One thing I DID find out about it though is that 'icing stabilizer' is better known as...TYLOSE POWDER...! And it is MUCH cheaper to buy is as 'icing stabilizer' than it is to buy it under the name 'tylose powder'. I bought an 8 oz. package of it as 'icing stabilizer' for $3.95. As tylose powder it's around $4 to $5 for 2 oz...!
You put them side by side and you can't tell the difference between them. I know that don't necessarily make it so...so I did some research on it and found out.
Ok I understand now what you are trying to attempt. Let me see if I can shed some light on the subject for you.....
Tylose powder is a stabilizer for fondant & gumpaste. Tylose powder is an additive for these in order to make it more stable, pliable, and helps aid in the drying time. When adding tylose powder to straight fondant you are esentially making a "mock gumpaste."
Now you are asking about adding tylose powder to buttercream.....correct? This is something I never do. Fondant is an icing covering for a cake just like buttercream is, but the two are two totally different mediums to use. What works for one might not work for the other and in this case I feel this is a correct statement.
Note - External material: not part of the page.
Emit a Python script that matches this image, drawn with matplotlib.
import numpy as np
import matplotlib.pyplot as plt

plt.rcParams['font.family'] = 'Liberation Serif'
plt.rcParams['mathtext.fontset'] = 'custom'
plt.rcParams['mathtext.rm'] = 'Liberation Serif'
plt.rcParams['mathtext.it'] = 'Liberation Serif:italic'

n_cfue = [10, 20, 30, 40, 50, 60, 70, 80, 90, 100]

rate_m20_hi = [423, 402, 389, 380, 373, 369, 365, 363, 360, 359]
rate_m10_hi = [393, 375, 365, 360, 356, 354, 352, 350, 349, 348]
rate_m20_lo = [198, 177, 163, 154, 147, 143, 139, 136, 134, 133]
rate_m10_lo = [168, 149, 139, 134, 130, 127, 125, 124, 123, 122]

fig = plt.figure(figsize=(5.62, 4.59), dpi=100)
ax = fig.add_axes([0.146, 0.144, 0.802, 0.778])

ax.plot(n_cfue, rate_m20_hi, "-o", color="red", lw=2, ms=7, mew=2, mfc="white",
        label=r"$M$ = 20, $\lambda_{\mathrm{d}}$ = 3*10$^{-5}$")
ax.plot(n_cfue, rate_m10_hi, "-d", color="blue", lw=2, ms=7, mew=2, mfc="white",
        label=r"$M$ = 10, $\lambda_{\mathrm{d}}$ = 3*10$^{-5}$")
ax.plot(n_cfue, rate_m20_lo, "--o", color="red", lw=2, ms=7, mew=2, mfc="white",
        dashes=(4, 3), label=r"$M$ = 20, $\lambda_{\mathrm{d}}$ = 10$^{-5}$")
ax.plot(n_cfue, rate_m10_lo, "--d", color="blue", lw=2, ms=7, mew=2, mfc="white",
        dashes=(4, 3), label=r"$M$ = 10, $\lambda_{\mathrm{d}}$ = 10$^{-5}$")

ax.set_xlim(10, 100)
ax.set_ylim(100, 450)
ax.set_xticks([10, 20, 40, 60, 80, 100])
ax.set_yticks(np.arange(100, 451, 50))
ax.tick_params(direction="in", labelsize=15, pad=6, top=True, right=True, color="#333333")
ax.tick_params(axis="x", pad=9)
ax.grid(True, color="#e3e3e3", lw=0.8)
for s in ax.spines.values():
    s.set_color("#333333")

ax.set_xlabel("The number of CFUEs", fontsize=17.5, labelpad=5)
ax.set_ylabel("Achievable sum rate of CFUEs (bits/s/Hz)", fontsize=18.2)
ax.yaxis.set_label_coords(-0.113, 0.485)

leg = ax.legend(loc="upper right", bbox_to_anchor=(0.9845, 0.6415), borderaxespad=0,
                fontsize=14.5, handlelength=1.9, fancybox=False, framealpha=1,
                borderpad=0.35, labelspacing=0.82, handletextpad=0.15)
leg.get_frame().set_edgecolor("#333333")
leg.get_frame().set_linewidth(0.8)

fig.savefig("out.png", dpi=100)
You stated you wanted to do the following:
Helps speed drying of the icing.
Drying of the icing is called crusting. Crusting is achieved by the ratio of fats to sugars. The higher the sugar content compared to the fats the more of a crust you will achieve. The heat & humidity of your environment will also play a huge factor in the crusting effect. The higher the temps and the higher the humidity the longer it will take for it to crust. All conditions must be just right for it to crust.
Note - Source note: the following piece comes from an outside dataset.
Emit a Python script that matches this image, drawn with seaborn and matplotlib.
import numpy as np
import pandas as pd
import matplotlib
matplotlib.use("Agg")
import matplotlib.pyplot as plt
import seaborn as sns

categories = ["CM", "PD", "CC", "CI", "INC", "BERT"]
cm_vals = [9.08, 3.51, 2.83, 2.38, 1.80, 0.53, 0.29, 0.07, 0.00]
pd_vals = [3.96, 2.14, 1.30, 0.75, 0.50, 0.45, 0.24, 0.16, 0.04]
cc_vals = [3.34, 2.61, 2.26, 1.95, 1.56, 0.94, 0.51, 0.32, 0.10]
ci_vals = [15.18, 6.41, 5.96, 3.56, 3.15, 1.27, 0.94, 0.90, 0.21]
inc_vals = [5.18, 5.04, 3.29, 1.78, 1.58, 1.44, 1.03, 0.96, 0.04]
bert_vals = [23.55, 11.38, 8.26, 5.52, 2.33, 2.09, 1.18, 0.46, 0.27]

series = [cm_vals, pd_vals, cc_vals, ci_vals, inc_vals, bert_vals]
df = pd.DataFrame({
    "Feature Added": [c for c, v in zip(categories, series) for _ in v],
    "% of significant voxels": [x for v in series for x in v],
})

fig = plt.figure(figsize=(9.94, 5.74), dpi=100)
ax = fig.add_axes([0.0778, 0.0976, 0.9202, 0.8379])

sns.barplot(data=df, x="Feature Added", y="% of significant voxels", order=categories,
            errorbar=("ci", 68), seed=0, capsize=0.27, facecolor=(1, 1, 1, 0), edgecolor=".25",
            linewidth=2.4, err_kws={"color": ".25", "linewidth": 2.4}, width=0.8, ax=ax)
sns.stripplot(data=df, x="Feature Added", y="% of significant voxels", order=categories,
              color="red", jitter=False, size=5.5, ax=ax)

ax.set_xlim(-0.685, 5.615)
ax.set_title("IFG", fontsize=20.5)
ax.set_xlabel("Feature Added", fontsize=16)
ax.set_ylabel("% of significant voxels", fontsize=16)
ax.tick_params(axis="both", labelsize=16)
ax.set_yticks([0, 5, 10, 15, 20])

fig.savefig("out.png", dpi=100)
Prevents cracking of the icing.
Cracking comes from the icing being dry in texture. Adding a little more liquids and thinning down your icing helps greatly here. I ice my cake with a thin or a thin/medium consistency of icing. That is what works best for me. Plus adequate support underneath the cake is another factor. Using cake drums, plywood, masonite, or 1/2" foamcore boards are your best bet on heavy cakes. None of these will bend. Using just a cardboard underneath a heavy cake and the board will give way and bend. If it bends the cake's surface icing will crack and not look appealing.
Prevents weeping in the icing.
This can be caused by high heat & humidity. A temperature shock from taking it out of the frig into a hot room can also cause this. I normally call this "sweating."
Helps control moisture migration.
This can be controlled by adding a little bit more powdered sugar to your icing recipe OR adding a tablespoon or two of cornstarch. Both are thickening agents and are binders.
That really helped me decide NOT to use it for that. But one good thing DID come out of it for me. When I DO need to use tylose powder...now I know how to get it MUCH cheaper! Just buy it under the name...'icing stabilizer'.
Vegetable gums can be used as "icing stabilizers" One of these these so-called gum stabilizers is offered by TIC Pretested® Icing Stabilizer [eg sodium carboxymethylcellulose (NaCMC) and gelatin].
Cellogen Powder, Tylopur, and Tylose are all brands of carboxyl-methyl-cellulose or CMC.
Gum Tragacanth, Gum Arabic, Xantham Gum, CMC are the most common gums. They are all thickeners and emulsifiers. Every gum has different properties and different strengths. The gums can act/react differently depending upon the recipe ingredients and what you want it to do: right down to your climate and working environment ..
Not all "icing stabilizers" consist of gums.
Most consist of starch, and there are plenty of icing recipes that include cornstarch as an ingredient.
A quick searh of the Internet:
Stabil-Creme Icing Stabilizer Ingredients: Modified corn starch, dextrose & polysorbate 60.